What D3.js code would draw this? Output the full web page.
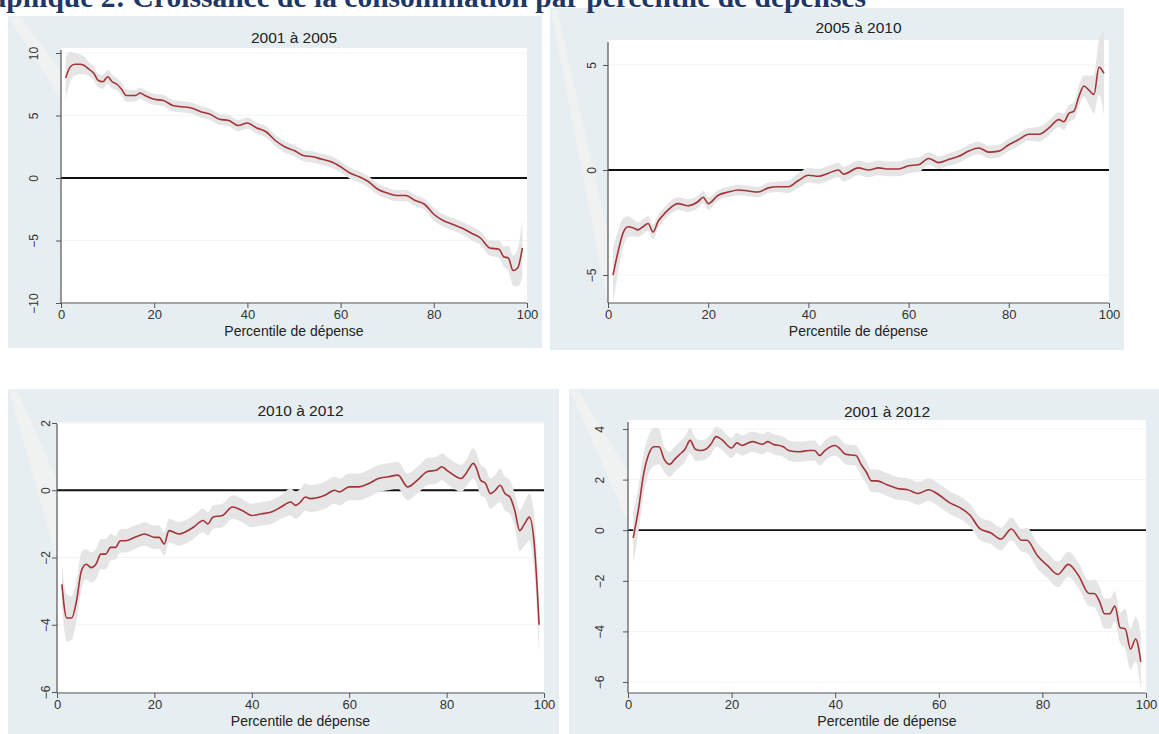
<!DOCTYPE html>
<html><head><meta charset="utf-8">
<script src="https://cdn.jsdelivr.net/npm/d3@7"></script>
<style>
body{margin:0;background:#fff;}
svg{display:block;}
text{font-family:Arial,"Liberation Sans",sans-serif;}
</style>
</head><body>
<svg id="chart" width="1159" height="734"></svg>
<script>
// ---------------- DATA ----------------
const mainTitle = "Graphique 2: Croissance de la consommation par percentile de dépenses";
const panelTitles = ["2001 à 2005", "2005 à 2010", "2010 à 2012", "2001 à 2012"];
const xAxisTitle = "Percentile de dépense";
const xTicks = [0, 20, 40, 60, 80, 100];

const p1Ticks = [-10, -5, 0, 5, 10];
const p1X = [1,2,3,4,5,6,7,8,9,10,11,12,13,14,16,17,18,20,22,24,26,28,30,32,34,36,38,40,42,44,46,48,50,52,54,56,58,60,62,64,66,68,70,72,74,76,78,80,82,84,86,88,90,92,94,95,96,97,98,99];
const p1Y = [8.0,8.9,9.1,9.1,9.0,8.7,8.4,7.8,7.7,8.1,7.7,7.5,7.1,6.6,6.6,6.8,6.6,6.3,6.2,5.8,5.7,5.6,5.3,5.1,4.7,4.6,4.2,4.4,4.0,3.7,3.0,2.5,2.2,1.8,1.7,1.5,1.3,0.9,0.4,0.1,-0.3,-0.9,-1.2,-1.4,-1.4,-1.8,-2.1,-2.9,-3.4,-3.7,-4.0,-4.4,-4.8,-5.6,-5.7,-6.3,-6.4,-7.4,-7.2,-5.6];
const p1CI = [1.7,1.2,0.9,0.8,0.7,0.55,0.55,0.55,0.55,0.55,0.55,0.5,0.5,0.5,0.45,0.45,0.45,0.45,0.45,0.45,0.45,0.45,0.45,0.45,0.45,0.45,0.45,0.45,0.45,0.45,0.45,0.45,0.45,0.45,0.45,0.45,0.45,0.45,0.45,0.45,0.45,0.45,0.45,0.45,0.45,0.45,0.45,0.5,0.5,0.5,0.5,0.55,0.55,0.6,0.7,0.8,1.0,1.2,1.5,2.3];

const p2Ticks = [-5, 0, 5];
const p2X = [1,2,3,4,5,6,7,8,9,10,11,12,14,16,18,19,20,22,24,26,28,30,32,34,36,38,40,42,44,46,47,50,52,54,56,58,60,62,64,66,68,70,72,74,76,78,80,82,84,86,88,90,91,92,93,94,95,96,97,98,99];
const p2Y = [-5.0,-3.9,-3.0,-2.7,-2.75,-2.85,-2.7,-2.55,-2.95,-2.45,-2.15,-1.9,-1.6,-1.7,-1.5,-1.3,-1.6,-1.2,-1.05,-0.95,-1.0,-1.05,-0.85,-0.8,-0.8,-0.5,-0.25,-0.3,-0.15,0.0,-0.2,0.1,0.0,0.1,0.05,0.05,0.2,0.25,0.55,0.35,0.5,0.65,0.9,1.05,0.85,0.9,1.2,1.45,1.7,1.7,2.0,2.4,2.3,2.7,2.8,3.5,4.0,3.8,3.6,4.9,4.6];
const p2CI = [1.3,1.0,0.7,0.5,0.4,0.35,0.35,0.35,0.35,0.3,0.3,0.3,0.3,0.3,0.3,0.3,0.3,0.25,0.25,0.25,0.25,0.25,0.25,0.25,0.3,0.35,0.35,0.35,0.35,0.35,0.35,0.35,0.35,0.35,0.35,0.35,0.35,0.35,0.3,0.3,0.3,0.3,0.3,0.3,0.3,0.3,0.3,0.3,0.3,0.35,0.35,0.35,0.4,0.4,0.4,0.5,0.5,0.7,0.9,1.3,2.0];

const p3Ticks = [-6, -4, -2, 0, 2];
const p3X = [1,2,3,4,5,6,7,8,9,10,11,12,13,14,16,18,20,21,22,23,25,28,30,31,32,34,36,38,40,42,44,46,48,49,50,51,52,55,57,58,60,62,64,66,68,70,72,74,76,78,79,80,82,83,84,85.5,86,87,88,89,90,91,92,93,94,95,96,97,98,99];
const p3Y = [-2.8,-3.8,-3.8,-3.3,-2.4,-2.2,-2.3,-2.2,-1.9,-1.9,-1.7,-1.7,-1.5,-1.5,-1.4,-1.3,-1.4,-1.4,-1.6,-1.2,-1.3,-1.1,-0.9,-1.0,-0.8,-0.75,-0.5,-0.6,-0.75,-0.7,-0.65,-0.5,-0.35,-0.45,-0.35,-0.2,-0.25,-0.15,0.0,-0.05,0.1,0.1,0.2,0.35,0.4,0.45,0.1,0.3,0.55,0.6,0.7,0.6,0.4,0.35,0.5,0.8,0.7,0.3,0.2,-0.1,0.0,0.15,-0.1,-0.2,-0.6,-1.2,-1.0,-0.8,-1.6,-4.0];
const p3CI = [0.6,0.7,0.65,0.6,0.55,0.45,0.45,0.45,0.45,0.45,0.4,0.35,0.35,0.35,0.35,0.35,0.35,0.35,0.35,0.35,0.35,0.35,0.35,0.35,0.35,0.35,0.35,0.35,0.35,0.35,0.35,0.35,0.4,0.4,0.4,0.4,0.4,0.4,0.4,0.4,0.4,0.4,0.4,0.4,0.4,0.4,0.4,0.4,0.4,0.4,0.4,0.4,0.4,0.4,0.4,0.45,0.45,0.45,0.45,0.45,0.45,0.5,0.5,0.5,0.5,0.6,0.65,0.7,0.8,0.85];

const p4Ticks = [-6, -4, -2, 0, 2, 4];
const p4X = [1,2,3,4,5,6,7,8,9,10,11,12,13,14,15,16,17,18,20,21,22,24,26,27,28,30,31,33,35,36,37,38,40,41,42,44,45,46,47,48,50,52,54,56,58,60,62,64,66,68,70,72,74,76,77,79,81,83,85,87,89,90,91,92,93,94,95,96,97,98,99];
const p4Y = [-0.3,0.8,2.2,3.0,3.3,3.3,2.8,2.6,2.8,3.0,3.2,3.55,3.2,3.15,3.2,3.4,3.7,3.6,3.25,3.45,3.35,3.5,3.4,3.5,3.4,3.3,3.15,3.1,3.15,3.15,2.95,3.15,3.35,3.2,3.0,2.95,2.6,2.3,1.95,1.95,1.8,1.65,1.6,1.45,1.6,1.4,1.1,0.9,0.6,0.05,-0.1,-0.35,0.05,-0.4,-0.4,-1.0,-1.4,-1.75,-1.35,-1.8,-2.5,-2.5,-2.8,-3.3,-3.3,-3.0,-3.85,-3.9,-4.7,-4.3,-5.2];
const p4CI = [1.0,0.9,0.8,0.75,0.75,0.7,0.5,0.5,0.5,0.5,0.5,0.5,0.45,0.4,0.4,0.4,0.4,0.4,0.4,0.4,0.4,0.4,0.4,0.4,0.4,0.4,0.4,0.4,0.4,0.4,0.4,0.4,0.4,0.4,0.4,0.4,0.45,0.45,0.45,0.45,0.45,0.45,0.45,0.45,0.45,0.45,0.45,0.45,0.45,0.45,0.45,0.45,0.45,0.45,0.5,0.5,0.5,0.5,0.5,0.5,0.5,0.55,0.6,0.6,0.6,0.6,0.6,0.8,0.8,0.9,1.1];

// ---------------- LAYOUT ----------------
const layout = [
  {box:[8,16,542,348], plot:[61,48,527,303], yMap:[[-10,303],[10,53]], titleY:43, yLabOff:23, xTitleY:336},
  {box:[550,8,1124,350], plot:[608,40,1109,303], yMap:[[-5,275],[5,65]], titleY:33, yLabOff:12, xTitleY:336},
  {box:[8,389,559,734], plot:[57,422,544,693], yMap:[[-6,692],[2,423]], titleY:416, yLabOff:7, xTitleY:726},
  {box:[569,389,1159,734], plot:[628,420,1146,693], yMap:[[-6,682],[4,429]], titleY:417, yLabOff:24, xTitleY:726}
];
const wedges = [
  [[9,17],[21,17],[61,72],[61,100]],
  [[551,10],[557,10],[607,230],[607,300]],
  [[9,390],[17,390],[57,480],[57,560]],
  [[570,390],[578,390],[627,470],[627,520]]
];
const series = [
  {x:p1X, y:p1Y, ci:p1CI, ticks:p1Ticks},
  {x:p2X, y:p2Y, ci:p2CI, ticks:p2Ticks},
  {x:p3X, y:p3Y, ci:p3CI, ticks:p3Ticks},
  {x:p4X, y:p4Y, ci:p4CI, ticks:p4Ticks}
];

const svg = d3.select("#chart");
svg.append("rect").attr("width",1159).attr("height",734).attr("fill","#ffffff");

series.forEach((s, i) => {
  const L = layout[i];
  const g = svg.append("g");
  g.append("rect").attr("x",L.box[0]).attr("y",L.box[1])
    .attr("width",L.box[2]-L.box[0]).attr("height",L.box[3]-L.box[1])
    .attr("fill","#e7eef1");
  g.append("polygon").attr("points", wedges[i].map(p=>p.join(",")).join(" "))
    .attr("fill","#f3f3f3").attr("opacity",0.8);
  const [px0,py0,px1,py1] = L.plot;
  g.append("rect").attr("x",px0).attr("y",py0).attr("width",px1-px0).attr("height",py1-py0).attr("fill","#ffffff");

  const x = d3.scaleLinear().domain([0,100]).range([px0,px1]);
  const y = d3.scaleLinear().domain([L.yMap[0][0],L.yMap[1][0]]).range([L.yMap[0][1],L.yMap[1][1]]);

  g.selectAll(".grid").data(s.ticks).join("line")
    .attr("x1",px0).attr("x2",px1).attr("y1",d=>y(d)).attr("y2",d=>y(d))
    .attr("stroke","#f1f3f4").attr("stroke-width",1);

  g.append("line").attr("x1",px0).attr("x2",px1).attr("y1",y(0)).attr("y2",y(0))
    .attr("stroke","#111").attr("stroke-width",1.8);

  const pts = s.x.map((v,k)=>({x:v, y:s.y[k], lo:s.y[k]-s.ci[k], hi:s.y[k]+s.ci[k]}));
  const area = d3.area().x(d=>x(d.x)).y0(d=>y(d.lo)).y1(d=>y(d.hi)).curve(d3.curveMonotoneX);
  g.append("path").datum(pts).attr("d",area).attr("fill","#e5e5e5");
  const line = d3.line().x(d=>x(d.x)).y(d=>y(d.y)).curve(d3.curveMonotoneX);
  g.append("path").datum(pts).attr("d",line).attr("fill","none")
    .attr("stroke","#a3343a").attr("stroke-width",1.6);

  g.append("line").attr("x1",px0).attr("x2",px0).attr("y1",py0+2).attr("y2",py1)
    .attr("stroke","#555").attr("stroke-width",1.2);
  g.append("line").attr("x1",px0).attr("x2",px1).attr("y1",py1).attr("y2",py1)
    .attr("stroke","#555").attr("stroke-width",1.2);

  const ya = g.append("g").attr("transform",`translate(${px0},0)`)
    .call(d3.axisLeft(y).tickValues(s.ticks).tickSize(5).tickSizeOuter(0).tickFormat(d3.format("d")));
  ya.select(".domain").remove();
  ya.selectAll(".tick line").attr("stroke","#555");
  ya.selectAll(".tick text").attr("x",null).attr("dy",null)
    .attr("transform",`translate(${-L.yLabOff},0) rotate(-90)`)
    .attr("text-anchor","middle").attr("fill","#333")
    .style("font-size","12px").style("font-family","Arial, 'Liberation Sans', sans-serif");

  const xa = g.append("g").attr("transform",`translate(0,${py1})`)
    .call(d3.axisBottom(x).tickValues(xTicks).tickSize(5).tickSizeOuter(0));
  xa.select(".domain").remove();
  xa.selectAll(".tick line").attr("stroke","#555");
  xa.selectAll(".tick text").attr("y",7).attr("fill","#333")
    .style("font-size","13px").style("font-family","Arial, 'Liberation Sans', sans-serif");

  g.append("text").attr("x",(px0+px1)/2).attr("y",L.titleY).attr("text-anchor","middle")
    .attr("fill","#222").style("font-size","15.5px").text(panelTitles[i]);
  g.append("text").attr("x",(px0+px1)/2).attr("y",L.xTitleY).attr("text-anchor","middle")
    .attr("fill","#222").style("font-size","14px").text(xAxisTitle);
});

// main title (partly cut off at the top of the picture, as in the source)
svg.append("text").attr("x",866).attr("y",7).attr("text-anchor","end")
  .attr("fill","#1f3766").style("font-family","'Liberation Serif','DejaVu Serif',serif")
  .style("font-weight","bold").style("font-size","29.5px").text(mainTitle);
</script>
</body></html>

__________________________________________________

* [TO DO]
Set down again, exactly, the lines of the material above from its first line to the one with "const xTicks = [0, 20, 40, 60, 80, 100];", inclusive. Leave the pictures out.

* [IN RESPONSE]
What D3.js code would draw this? Output the full web page.
<!DOCTYPE html>
<html><head><meta charset="utf-8">
<script src="https://cdn.jsdelivr.net/npm/d3@7"></script>
<style>
body{margin:0;background:#fff;}
svg{display:block;}
text{font-family:Arial,"Liberation Sans",sans-serif;}
</style>
</head><body>
<svg id="chart" width="1159" height="734"></svg>
<script>
// ---------------- DATA ----------------
const mainTitle = "Graphique 2: Croissance de la consommation par percentile de dépenses";
const panelTitles = ["2001 à 2005", "2005 à 2010", "2010 à 2012", "2001 à 2012"];
const xAxisTitle = "Percentile de dépense";
const xTicks = [0, 20, 40, 60, 80, 100];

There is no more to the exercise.